[YOUR GOAL]
Repeat exactly the lines running from the first line of the data to the line containing "const incomeOver30k = [15.4, 17.9];", both ends included, and nothing else; drop the pictures.

[PROVIDED DATA]
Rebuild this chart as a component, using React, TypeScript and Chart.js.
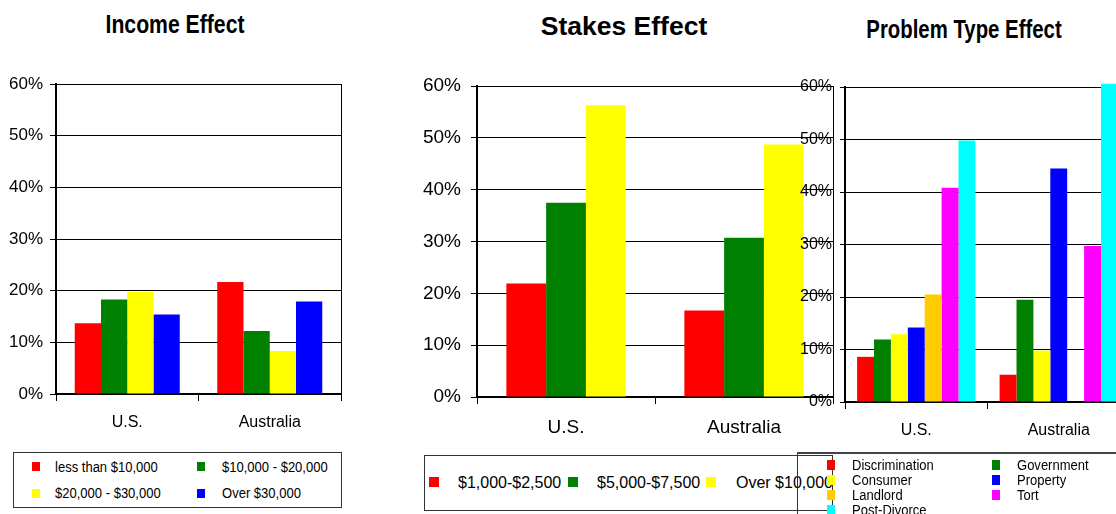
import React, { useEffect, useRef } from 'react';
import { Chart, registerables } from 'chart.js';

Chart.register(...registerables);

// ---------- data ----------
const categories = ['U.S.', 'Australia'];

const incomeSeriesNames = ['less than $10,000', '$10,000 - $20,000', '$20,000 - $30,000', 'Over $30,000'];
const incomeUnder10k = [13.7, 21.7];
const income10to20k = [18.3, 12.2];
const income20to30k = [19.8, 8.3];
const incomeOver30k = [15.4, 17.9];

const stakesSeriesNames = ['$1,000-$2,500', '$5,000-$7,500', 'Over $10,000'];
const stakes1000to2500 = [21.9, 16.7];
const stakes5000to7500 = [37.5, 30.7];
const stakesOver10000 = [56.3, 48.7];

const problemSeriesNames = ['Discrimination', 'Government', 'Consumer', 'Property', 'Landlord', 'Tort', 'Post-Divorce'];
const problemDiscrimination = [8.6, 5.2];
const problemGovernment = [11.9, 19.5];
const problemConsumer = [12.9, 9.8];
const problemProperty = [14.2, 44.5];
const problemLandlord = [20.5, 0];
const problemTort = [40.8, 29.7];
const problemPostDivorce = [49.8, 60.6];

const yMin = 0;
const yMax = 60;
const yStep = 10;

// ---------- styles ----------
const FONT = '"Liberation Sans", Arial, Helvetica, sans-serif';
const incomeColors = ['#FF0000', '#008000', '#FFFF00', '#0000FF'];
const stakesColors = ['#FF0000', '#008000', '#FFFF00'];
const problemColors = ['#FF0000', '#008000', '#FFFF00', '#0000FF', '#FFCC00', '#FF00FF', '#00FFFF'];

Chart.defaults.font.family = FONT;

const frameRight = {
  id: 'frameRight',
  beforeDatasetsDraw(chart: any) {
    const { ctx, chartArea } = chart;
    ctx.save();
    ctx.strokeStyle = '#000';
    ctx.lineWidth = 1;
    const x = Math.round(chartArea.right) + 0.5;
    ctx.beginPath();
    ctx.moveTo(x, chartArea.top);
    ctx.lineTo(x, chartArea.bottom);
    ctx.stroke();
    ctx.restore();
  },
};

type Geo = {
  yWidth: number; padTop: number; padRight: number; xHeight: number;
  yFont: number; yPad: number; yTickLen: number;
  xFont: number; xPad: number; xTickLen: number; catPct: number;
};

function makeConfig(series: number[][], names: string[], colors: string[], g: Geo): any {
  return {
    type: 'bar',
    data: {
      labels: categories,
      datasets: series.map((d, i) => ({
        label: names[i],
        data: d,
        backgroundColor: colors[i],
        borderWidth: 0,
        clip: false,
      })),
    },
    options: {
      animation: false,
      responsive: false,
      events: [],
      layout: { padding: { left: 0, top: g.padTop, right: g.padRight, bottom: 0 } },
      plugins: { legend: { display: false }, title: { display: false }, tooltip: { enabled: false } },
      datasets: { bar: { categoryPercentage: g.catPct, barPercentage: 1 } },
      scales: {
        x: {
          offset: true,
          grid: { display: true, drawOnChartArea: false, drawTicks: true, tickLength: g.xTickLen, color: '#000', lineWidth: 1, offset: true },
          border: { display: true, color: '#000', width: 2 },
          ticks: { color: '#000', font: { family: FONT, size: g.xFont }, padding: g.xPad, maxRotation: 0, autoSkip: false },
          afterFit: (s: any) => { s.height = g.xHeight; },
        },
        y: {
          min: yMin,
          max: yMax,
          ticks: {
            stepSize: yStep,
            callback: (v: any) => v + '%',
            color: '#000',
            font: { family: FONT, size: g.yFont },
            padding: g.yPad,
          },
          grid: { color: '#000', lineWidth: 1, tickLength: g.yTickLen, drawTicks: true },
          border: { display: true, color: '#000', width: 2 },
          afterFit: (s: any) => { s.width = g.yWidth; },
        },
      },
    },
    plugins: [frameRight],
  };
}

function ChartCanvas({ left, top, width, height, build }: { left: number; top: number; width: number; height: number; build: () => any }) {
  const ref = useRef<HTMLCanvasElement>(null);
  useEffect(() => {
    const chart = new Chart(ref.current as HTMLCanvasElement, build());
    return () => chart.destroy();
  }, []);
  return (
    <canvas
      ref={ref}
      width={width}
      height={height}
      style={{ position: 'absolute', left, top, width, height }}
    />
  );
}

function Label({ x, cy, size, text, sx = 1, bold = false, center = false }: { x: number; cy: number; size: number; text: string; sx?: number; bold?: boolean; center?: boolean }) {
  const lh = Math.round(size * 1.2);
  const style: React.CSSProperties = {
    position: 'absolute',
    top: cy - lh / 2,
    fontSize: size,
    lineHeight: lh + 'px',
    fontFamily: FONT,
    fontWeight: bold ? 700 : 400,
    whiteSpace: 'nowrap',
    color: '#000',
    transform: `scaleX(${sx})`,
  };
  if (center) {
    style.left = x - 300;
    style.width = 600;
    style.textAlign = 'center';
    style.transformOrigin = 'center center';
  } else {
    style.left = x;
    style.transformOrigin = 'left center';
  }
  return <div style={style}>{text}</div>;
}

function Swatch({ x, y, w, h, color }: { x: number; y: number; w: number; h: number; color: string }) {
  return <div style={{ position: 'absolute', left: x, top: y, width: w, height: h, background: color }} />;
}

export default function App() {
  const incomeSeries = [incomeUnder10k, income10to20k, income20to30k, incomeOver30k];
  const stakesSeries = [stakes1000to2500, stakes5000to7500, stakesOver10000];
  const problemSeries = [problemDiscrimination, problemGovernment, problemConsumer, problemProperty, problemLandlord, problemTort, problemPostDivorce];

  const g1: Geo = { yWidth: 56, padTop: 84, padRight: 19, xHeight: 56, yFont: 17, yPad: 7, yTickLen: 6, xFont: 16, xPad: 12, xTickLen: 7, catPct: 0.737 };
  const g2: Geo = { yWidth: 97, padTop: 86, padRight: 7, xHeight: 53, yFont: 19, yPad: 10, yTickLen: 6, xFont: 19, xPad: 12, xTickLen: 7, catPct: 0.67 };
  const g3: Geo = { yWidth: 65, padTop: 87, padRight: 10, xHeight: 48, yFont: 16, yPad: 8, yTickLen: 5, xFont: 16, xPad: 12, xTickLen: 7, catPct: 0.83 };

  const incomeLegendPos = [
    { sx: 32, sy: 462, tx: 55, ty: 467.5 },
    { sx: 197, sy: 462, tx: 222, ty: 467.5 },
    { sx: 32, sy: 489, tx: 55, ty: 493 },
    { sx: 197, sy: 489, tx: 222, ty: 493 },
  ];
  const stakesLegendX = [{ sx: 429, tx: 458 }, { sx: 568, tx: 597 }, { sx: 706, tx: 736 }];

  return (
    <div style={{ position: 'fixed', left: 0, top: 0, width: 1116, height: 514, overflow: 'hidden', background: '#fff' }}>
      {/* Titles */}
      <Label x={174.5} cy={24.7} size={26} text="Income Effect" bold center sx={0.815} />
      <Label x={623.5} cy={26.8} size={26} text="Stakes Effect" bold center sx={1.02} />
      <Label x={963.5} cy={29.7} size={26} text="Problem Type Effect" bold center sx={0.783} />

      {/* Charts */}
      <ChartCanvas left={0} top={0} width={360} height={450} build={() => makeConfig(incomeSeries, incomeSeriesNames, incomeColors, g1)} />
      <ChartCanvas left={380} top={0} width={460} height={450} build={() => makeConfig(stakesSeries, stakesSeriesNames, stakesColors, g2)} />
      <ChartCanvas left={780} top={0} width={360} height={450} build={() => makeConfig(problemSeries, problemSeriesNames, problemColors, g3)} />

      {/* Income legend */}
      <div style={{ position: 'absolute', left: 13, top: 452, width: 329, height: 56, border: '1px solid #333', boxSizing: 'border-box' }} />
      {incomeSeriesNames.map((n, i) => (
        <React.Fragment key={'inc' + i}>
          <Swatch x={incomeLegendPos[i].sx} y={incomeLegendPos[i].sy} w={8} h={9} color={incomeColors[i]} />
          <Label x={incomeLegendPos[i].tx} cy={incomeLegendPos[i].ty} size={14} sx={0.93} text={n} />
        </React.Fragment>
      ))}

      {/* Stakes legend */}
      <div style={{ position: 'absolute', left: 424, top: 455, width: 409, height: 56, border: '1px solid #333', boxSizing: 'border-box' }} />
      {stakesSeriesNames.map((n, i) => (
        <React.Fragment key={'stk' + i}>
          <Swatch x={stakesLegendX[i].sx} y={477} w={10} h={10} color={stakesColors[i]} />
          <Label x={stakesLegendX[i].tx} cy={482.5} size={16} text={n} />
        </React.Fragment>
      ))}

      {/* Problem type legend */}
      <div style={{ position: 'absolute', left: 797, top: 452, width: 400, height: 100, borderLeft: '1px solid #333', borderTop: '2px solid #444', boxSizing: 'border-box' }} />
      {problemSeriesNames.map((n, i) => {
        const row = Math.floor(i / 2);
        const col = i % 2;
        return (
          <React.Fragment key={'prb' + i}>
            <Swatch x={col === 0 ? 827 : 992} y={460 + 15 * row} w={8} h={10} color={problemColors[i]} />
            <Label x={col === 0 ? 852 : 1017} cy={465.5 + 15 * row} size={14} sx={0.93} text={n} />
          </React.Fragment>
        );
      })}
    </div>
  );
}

[SOLUTION FOR THIS PROBLEM]
Rebuild this chart as a component, using React, TypeScript and Chart.js.
import React, { useEffect, useRef } from 'react';
import { Chart, registerables } from 'chart.js';

Chart.register(...registerables);

// ---------- data ----------
const categories = ['U.S.', 'Australia'];

const incomeSeriesNames = ['less than $10,000', '$10,000 - $20,000', '$20,000 - $30,000', 'Over $30,000'];
const incomeUnder10k = [13.7, 21.7];
const income10to20k = [18.3, 12.2];
const income20to30k = [19.8, 8.3];
const incomeOver30k = [15.4, 17.9];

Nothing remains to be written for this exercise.